God gave us the law. It is a most precious gift. David spent much of his poetry on his love for the law. First it was the Ten Commandments Moses brought down the mountain … twice. (He needed two copies because he smashed the first one due to his anger over the fact that the people were off breaking it even while he was away receiving it. That should tell us something right away.) Then it was the more detailed Levitical law found in the Old Testament book of Leviticus. David loved the law because it was truth from God about what He expects from us. It’s God communicating to us about what He is like and what He likes. It is, in many ways, His character. That’s why David loved it. It was direct, verifiable communication from God.

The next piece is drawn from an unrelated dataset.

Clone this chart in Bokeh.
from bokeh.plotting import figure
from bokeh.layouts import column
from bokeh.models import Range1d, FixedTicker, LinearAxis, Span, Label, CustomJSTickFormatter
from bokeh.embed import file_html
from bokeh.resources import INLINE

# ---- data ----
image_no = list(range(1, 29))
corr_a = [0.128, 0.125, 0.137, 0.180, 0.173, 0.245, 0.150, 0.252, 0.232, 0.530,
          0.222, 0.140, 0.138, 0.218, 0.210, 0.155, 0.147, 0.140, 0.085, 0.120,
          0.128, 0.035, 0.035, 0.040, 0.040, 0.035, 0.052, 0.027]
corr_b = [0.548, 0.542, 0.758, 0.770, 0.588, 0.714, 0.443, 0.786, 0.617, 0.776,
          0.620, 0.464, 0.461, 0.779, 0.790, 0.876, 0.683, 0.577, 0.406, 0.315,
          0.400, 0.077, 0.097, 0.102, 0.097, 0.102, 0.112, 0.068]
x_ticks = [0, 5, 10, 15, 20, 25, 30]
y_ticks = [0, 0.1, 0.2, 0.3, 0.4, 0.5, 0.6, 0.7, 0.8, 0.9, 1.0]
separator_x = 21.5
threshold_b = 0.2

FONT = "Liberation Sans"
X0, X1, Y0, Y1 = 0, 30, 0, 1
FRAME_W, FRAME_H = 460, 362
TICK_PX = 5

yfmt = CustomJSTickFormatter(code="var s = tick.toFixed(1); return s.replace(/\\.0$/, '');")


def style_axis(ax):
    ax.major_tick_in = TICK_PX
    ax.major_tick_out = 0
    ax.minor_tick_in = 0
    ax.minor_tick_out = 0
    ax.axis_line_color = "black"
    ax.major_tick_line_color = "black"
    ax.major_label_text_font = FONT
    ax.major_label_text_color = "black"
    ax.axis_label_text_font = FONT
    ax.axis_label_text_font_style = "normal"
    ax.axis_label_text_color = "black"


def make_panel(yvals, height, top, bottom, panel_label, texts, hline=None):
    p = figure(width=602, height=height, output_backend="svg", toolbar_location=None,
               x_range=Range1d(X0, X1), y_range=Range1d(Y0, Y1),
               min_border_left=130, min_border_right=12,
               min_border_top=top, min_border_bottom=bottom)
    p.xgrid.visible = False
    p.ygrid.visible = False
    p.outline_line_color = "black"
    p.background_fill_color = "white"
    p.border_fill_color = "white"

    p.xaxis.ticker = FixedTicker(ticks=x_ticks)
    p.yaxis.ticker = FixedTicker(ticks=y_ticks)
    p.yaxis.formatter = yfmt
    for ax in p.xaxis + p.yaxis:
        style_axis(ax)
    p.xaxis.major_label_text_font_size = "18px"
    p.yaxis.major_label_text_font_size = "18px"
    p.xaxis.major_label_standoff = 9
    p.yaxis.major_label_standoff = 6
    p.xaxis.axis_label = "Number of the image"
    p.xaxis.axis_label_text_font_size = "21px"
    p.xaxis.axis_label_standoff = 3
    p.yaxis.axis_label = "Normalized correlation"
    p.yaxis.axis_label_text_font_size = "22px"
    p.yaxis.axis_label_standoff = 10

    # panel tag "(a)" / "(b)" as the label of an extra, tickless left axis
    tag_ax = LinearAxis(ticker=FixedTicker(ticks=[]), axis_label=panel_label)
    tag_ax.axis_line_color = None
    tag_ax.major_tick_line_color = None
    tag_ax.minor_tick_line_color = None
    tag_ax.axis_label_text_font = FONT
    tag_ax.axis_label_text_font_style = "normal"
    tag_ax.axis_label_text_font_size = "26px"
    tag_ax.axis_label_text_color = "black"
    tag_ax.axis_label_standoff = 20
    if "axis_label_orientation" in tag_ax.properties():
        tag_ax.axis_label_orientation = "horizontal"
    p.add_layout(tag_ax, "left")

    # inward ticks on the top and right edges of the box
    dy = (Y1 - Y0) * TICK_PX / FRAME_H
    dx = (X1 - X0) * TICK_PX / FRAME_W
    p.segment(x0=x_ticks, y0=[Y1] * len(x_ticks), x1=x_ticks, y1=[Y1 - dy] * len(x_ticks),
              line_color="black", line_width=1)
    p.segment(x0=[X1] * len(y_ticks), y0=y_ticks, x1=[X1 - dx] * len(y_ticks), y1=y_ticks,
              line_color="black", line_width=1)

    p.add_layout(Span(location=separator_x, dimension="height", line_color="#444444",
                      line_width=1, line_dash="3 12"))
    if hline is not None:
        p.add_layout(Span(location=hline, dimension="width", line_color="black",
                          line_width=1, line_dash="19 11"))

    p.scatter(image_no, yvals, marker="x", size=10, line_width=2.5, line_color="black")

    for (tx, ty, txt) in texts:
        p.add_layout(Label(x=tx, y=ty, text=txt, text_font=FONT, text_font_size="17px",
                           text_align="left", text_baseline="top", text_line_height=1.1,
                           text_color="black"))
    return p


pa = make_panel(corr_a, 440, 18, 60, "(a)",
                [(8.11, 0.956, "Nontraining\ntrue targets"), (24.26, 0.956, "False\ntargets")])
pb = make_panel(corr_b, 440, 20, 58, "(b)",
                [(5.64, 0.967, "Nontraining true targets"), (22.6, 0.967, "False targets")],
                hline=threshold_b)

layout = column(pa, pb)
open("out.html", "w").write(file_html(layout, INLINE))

The only problem with the law of God is that we cannot follow it. It’s always been that way. Our sinful nature simply cannot be subdued or beaten into shape. So much so that the Bible says the law brings about transgression. The result of applying the law of God is that we will break it. Every time. In many ways, that is exactly what the law is supposed to do. This is what is meant by “a law you can never keep” in the riddle.

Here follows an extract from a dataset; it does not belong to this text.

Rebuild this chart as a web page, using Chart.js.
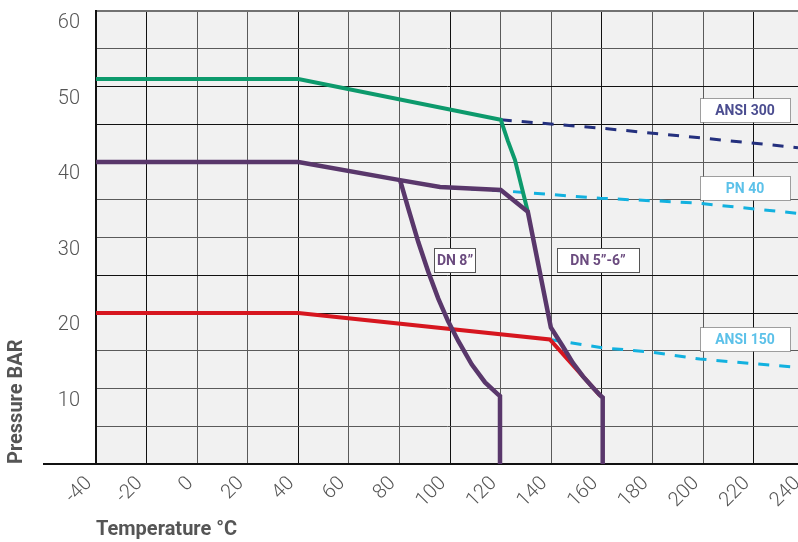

So David was loving a law that broke him? Exactly. He understood the same thing we understand when we stick with the law we can’t keep — we realize how much we need the Lord. We need mercy. We need forgiveness. And we realize we need these things every day, because the law of God never changes. It always breaks us because that is exactly what it is supposed to do. The law makes us humble because we can’t follow it. Paul said the law is a “schoolmaster” that leads us to Christ.

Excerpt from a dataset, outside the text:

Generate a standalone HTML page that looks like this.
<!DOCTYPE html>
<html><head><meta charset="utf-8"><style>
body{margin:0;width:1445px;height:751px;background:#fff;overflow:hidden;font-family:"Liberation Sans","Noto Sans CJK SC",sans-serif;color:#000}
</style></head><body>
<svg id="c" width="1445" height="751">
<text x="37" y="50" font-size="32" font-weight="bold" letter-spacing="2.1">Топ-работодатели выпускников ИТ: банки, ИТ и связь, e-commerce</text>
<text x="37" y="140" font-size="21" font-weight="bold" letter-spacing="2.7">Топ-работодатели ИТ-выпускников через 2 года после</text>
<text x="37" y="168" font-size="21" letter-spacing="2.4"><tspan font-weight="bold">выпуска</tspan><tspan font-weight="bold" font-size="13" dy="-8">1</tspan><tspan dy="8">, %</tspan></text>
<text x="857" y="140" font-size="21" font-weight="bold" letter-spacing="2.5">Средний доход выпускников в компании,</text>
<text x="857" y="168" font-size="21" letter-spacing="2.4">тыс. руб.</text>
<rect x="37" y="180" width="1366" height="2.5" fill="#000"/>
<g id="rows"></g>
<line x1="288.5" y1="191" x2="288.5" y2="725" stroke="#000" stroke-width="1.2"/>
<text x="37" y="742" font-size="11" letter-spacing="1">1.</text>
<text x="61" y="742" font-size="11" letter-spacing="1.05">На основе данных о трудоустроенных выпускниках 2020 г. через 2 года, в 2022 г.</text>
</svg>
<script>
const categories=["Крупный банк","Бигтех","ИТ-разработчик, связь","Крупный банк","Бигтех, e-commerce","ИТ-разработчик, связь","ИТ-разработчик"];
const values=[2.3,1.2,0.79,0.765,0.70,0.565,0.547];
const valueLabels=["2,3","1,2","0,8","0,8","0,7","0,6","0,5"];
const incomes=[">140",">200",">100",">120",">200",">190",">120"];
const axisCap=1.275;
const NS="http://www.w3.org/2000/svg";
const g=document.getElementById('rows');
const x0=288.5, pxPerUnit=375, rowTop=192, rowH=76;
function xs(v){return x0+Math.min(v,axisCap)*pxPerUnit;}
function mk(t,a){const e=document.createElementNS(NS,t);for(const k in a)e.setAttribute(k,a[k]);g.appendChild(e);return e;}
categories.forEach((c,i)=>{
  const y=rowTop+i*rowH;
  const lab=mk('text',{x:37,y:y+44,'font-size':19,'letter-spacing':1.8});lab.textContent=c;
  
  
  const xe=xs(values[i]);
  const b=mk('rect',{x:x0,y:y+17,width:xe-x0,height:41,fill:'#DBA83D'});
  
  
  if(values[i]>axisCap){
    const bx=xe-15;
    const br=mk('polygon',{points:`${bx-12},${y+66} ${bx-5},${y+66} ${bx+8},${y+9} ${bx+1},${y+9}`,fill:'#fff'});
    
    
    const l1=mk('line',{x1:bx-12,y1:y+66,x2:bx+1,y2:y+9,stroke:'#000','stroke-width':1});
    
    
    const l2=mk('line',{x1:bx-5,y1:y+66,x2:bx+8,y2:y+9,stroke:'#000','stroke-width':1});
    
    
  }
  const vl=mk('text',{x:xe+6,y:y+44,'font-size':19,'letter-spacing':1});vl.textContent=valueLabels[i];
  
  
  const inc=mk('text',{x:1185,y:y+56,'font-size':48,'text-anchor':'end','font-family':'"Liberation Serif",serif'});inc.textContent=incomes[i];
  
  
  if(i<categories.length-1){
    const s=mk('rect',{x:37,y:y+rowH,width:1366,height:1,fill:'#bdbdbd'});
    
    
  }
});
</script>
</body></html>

The other law — the one the riddle calls the law we can keep — is what the Pharisees came up with, and in many more subtle ways, what we come up with in our own culture and Christian subculture. The Pharisees doctored the law. They came up with a version of the law that they could keep. It was spelled out in great detail, but it was manageable. It’s hard and meticulous, but it is doable, making anyone who chooses to keep it better in their own mind than anyone who does not. That’s why this other law — the one you can keep — always makes you proud and judgmental.
We do the same thing, but the law we can keep is more cultural. It’s a little different wherever you go, but basically it’s a list of codes and behaviors that one can follow in order to try to please God and become a member of the Christian group. It’s acceptable Christian behavior and it is extremely dangerous because it shields us from the real law we can’t keep that leads us to grace. The appeal of that other law is that you can control it, and you don’t have to be humbled or broken. But what does it get you? Nothing but a few moments of self-righteousness. That’s why Jesus told the Pharisees they already had their reward. Just try standing before a holy God with your little sham of righteousness.
Don’t trade a law that breaks you for one that doesn’t. That other law, as the riddle makes clear, won’t get you anything. The law that breaks you will lead you to eternal life. It will take you right into the arms of God. Keep the law you can’t keep. That one will keep you close to the Lord.